First, given the number of legal entities within large cross-border financial services groups, requiring
each and every liquidity line to be regularly reviewed and supported by an external legal opinion will be
a costly and time intensive process, which is not proportional. The EBA should consider amending the
requirement to accommodate the principle of proportionality. One possible solution would be for the
EBA to consider allowing intragroup support agreements to be reviewed by a firm’s internal legal
department. This would be in line with other special treatment requirements under the LCR, e.g. the
European Central Bank (ECB) explicitly allows a legal opinion by an internal legal department with
regard to the liquidity waiver requirement of Art. 8(1)(c) CRR on contracts that provide the free
movement of funds between the group entities2.In addition, the EBA clarified that the legal opinions on
risk mitigation instruments need not be obtained from an external legal counsel. As long as it is
independent, written and reasoned, the opinion may also be provided by an internal legal counsel3.

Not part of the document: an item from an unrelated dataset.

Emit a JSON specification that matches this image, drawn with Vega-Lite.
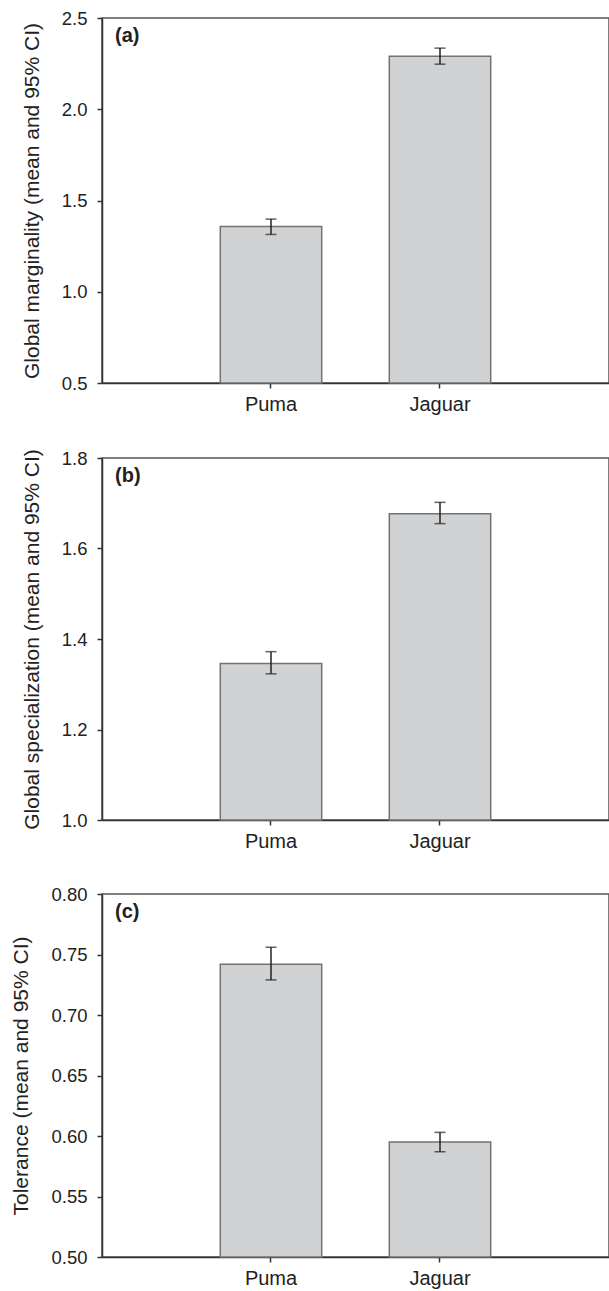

Secondly, we would welcome further clarification related to Article 3a; “They shall repeat this review on
a regular basis and shall draw on an external written and reasoned legal opinion.” As part of the regular
reviews, is it the intention of the EBA that a new legal opinion be secured every time each intragroup
liquidity facility is reviewed? In addition, we would welcome further clarification on “It shall be
specifically dedicated to the application of the preferential treatment and available on demand” as this
text is unclear.
Thirdly, it would be helpful for further clarification regarding Article 3C; “The amount of the facility shall
not be revised without the prior consent of the relevant competent authority” Amending the amount of
intragroup liquidity facilities is a practical aspect of day to day liquidity risk management, therefore it
seems unreasonable and overly intrusive to require regulatory approval each time an intragroup facility
is amended. This would be especially burdensome during a stress event where speed of action is
paramount. Intragroup liquidity lines and their potential use in stress forms part of the firm’s recovery
planning, which is the sole responsibility of the firm. Regulatory approval for these will delay the
effectiveness of invoking mitigating contingency actions (which could include increasing committed
intragroup liquidity facilities). This delay can potentially exacerbate a liquidity stress. We would strongly suggest that the text should be amended to require firms to notify the relevant competent authority of a
material change in the amount of any facility on an annual basis as part of the ILAAP submission

Question 3: Do respondents agree with the specifications of the criterion relating to liquidity risk management of the liquidity provider?

We generally agree with the specification set out in the RTS, although some of the criteria related to the liquidity provider will require some operational adjustments to systems.